The inviting smell of a freshly baked cookie immediately triggers a motor response to search for the source of that smell. Often the cookie can be easily found.
This everyday event that we perform without a thought is an amazing feat that combines our superior ability to smell the cookie and computational prowess to determine the direction to move toward the cookie. Robots that possess similar capabilities are yet to be developed as the basic biological principles that are needed to perform this task are yet to be fully understood.
The ability to study neural responses in behaving insects is essential to understanding the robust solutions that biological systems have developed for several engineering problems. Researchers at the McKelvey School of Engineering at Washington University in St. Louis have long sought to understand locusts and their power of sensing, computing and locomotory capabilities.
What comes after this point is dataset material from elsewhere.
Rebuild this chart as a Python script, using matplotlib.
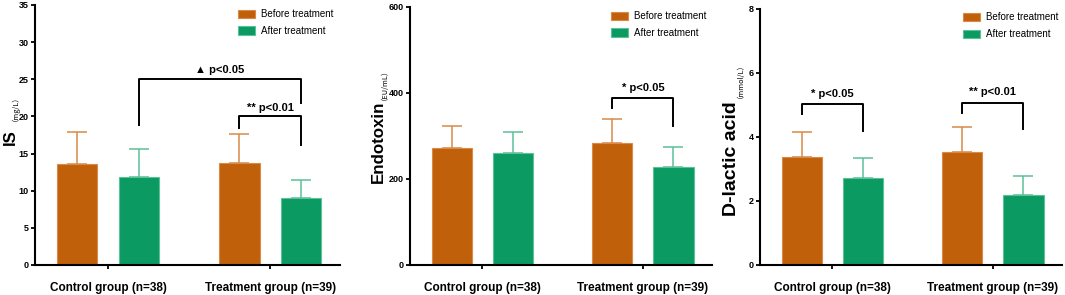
import numpy as np
import matplotlib.pyplot as plt

plt.rcParams['font.family'] = ['Liberation Sans', 'DejaVu Sans']

# ---- data ----
groups = ["Control group (n=38)", "Treatment group (n=39)"]
series = ["Before treatment", "After treatment"]

is_before = [13.6, 13.7]
is_before_sd = [4.3, 3.9]
is_after = [11.8, 9.0]
is_after_sd = [3.8, 2.4]

endo_before = [271, 284]
endo_before_sd = [53, 55]
endo_after = [261, 227]
endo_after_sd = [49, 47]

dla_before = [3.37, 3.54]
dla_before_sd = [0.78, 0.77]
dla_after = [2.71, 2.18]
dla_after_sd = [0.62, 0.60]

orange = "#C0600A"
green = "#0A9A62"
orange_edge = "#D98A48"
green_edge = "#5CC09A"

fig = plt.figure(figsize=(10.65, 2.95), dpi=100)

# axes rect, label/unit positions (axes coords) and sizes per panel
panels = [
    dict(rect=[35/1065, 30/295, 305/1065, 260/295], before=is_before, bsd=is_before_sd,
         after=is_after, asd=is_after_sd, ymax=35, step=5,
         label="IS", lsize=12, lpos=(-0.082, 0.49),
         unit="（mg/L）", upos=(-0.077, 0.615), leg=(0.666, 0.984)),
    dict(rect=[410/1065, 30/295, 302/1065, 258/295], before=endo_before, bsd=endo_before_sd,
         after=endo_after, asd=endo_after_sd, ymax=600, step=200,
         label="Endotoxin", lsize=12.2, lpos=(-0.104, 0.479),
         unit="（EU/mL）", upos=(-0.095, 0.715), leg=(0.666, 0.984)),
    dict(rect=[760/1065, 30/295, 302/1065, 256/295], before=dla_before, bsd=dla_before_sd,
         after=dla_after, asd=dla_after_sd, ymax=8, step=2,
         label="D-lactic acid", lsize=14, lpos=(-0.093, 0.414),
         unit="（mmol/L）", upos=(-0.078, 0.735), leg=(0.672, 0.9875)),
]

x = np.arange(len(groups))
off = 0.19
w = 0.25

axes = []
for p in panels:
    ax = fig.add_axes(p["rect"])
    axes.append(ax)
    ax.bar(x - off, p["before"], w, color=orange, edgecolor=orange_edge, linewidth=0.8,
           label=series[0], zorder=2)
    ax.bar(x + off, p["after"], w, color=green, edgecolor=green_edge, linewidth=0.8,
           label=series[1], zorder=2)
    ax.errorbar(x - off, p["before"], yerr=[np.zeros(2), p["bsd"]], fmt="none",
                ecolor=orange_edge, elinewidth=1.1, capsize=7.5, capthick=1.1, zorder=1)
    ax.errorbar(x + off, p["after"], yerr=[np.zeros(2), p["asd"]], fmt="none",
                ecolor=green_edge, elinewidth=1.1, capsize=7.5, capthick=1.1, zorder=1)
    ax.set_xlim(-0.45, 1.43)
    ax.set_ylim(0, p["ymax"])
    ax.set_yticks(np.arange(0, p["ymax"] + p["step"] / 2, p["step"]))
    ax.set_xticks(x)
    ax.set_xticklabels(groups, fontsize=8.5, fontweight="bold")
    for t in ax.get_yticklabels():
        t.set_fontsize(6.5)
        t.set_fontweight("bold")
    ax.tick_params(axis="both", width=1.3, length=3, pad=1.5)
    ax.tick_params(axis="x", pad=9)
    for s in ["top", "right"]:
        ax.spines[s].set_visible(False)
    for s in ["left", "bottom"]:
        ax.spines[s].set_linewidth(1.5)
    ax.text(p["lpos"][0], p["lpos"][1], p["label"], transform=ax.transAxes,
            rotation=90, fontsize=p["lsize"], fontweight="bold", ha="center", va="center")
    ax.text(p["upos"][0], p["upos"][1], p["unit"], transform=ax.transAxes,
            rotation=90, fontsize=5.3, ha="center", va="center",
            family=["Noto Sans CJK SC", "DejaVu Sans"])
    ax.legend(loc="upper left", bbox_to_anchor=p["leg"], frameon=False, fontsize=7,
              handlelength=1.75, handleheight=0.93, handletextpad=0.6, labelspacing=0.7,
              borderpad=0, borderaxespad=0)


def bracket(ax, x1, x2, top, l1, l2, text, ty):
    ax.plot([x1, x1, x2, x2], [l1, top, top, l2], color="black", lw=1.4, zorder=3)
    ax.text((x1 + x2) / 2, ty, text, ha="center", va="center", fontsize=8, fontweight="bold")


bracket(axes[0], x[0] + off, x[1] + off, 25.0, 18.8, 21.8, "▲ p<0.05", 26.3)
bracket(axes[0], x[1] - off, x[1] + off, 20.0, 18.5, 16.1, "** p<0.01", 21.2)
bracket(axes[1], x[1] - off, x[1] + off, 389, 364, 324, "* p<0.05", 411)
bracket(axes[2], x[0] - off, x[0] + off, 5.03, 4.72, 4.19, "* p<0.05", 5.35)
bracket(axes[2], x[1] - off, x[1] + off, 5.07, 4.76, 4.24, "** p<0.01", 5.4)

fig.savefig("out.png", dpi=100)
Barani Raman, PhD, a professor of biomedical engineering at the McKelvey School of Engineering, is leading a multidisciplinary team to study how the locust brain transforms sensory input into behavior with a four-year $4.3 million grant from the National Science Foundation’s Integrative Strategies for Understanding Neural and Cognitive Systems program. The grant converges years of research in Raman’s lab with that of his longtime WashU collaborators, including McKelvey’s Shantanu Chakrabartty, PhD, a professor of electrical and systems engineering, Srikanth Singamaneni, PhD, a professor of mechanical engineering and materials science, and Alexandra Rutz, PhD, an assistant professor of biomedical engineering, as well as Yehuda Ben-Shahar, PhD, a professor of biology in Arts & Sciences.
“Insects are an engineering marvel,” Raman said. “They possess diverse sensing modalities and locomotory responses yet contained in such a small package. We want to engineer tools to study the amazing capabilities of these relatively simpler organisms.”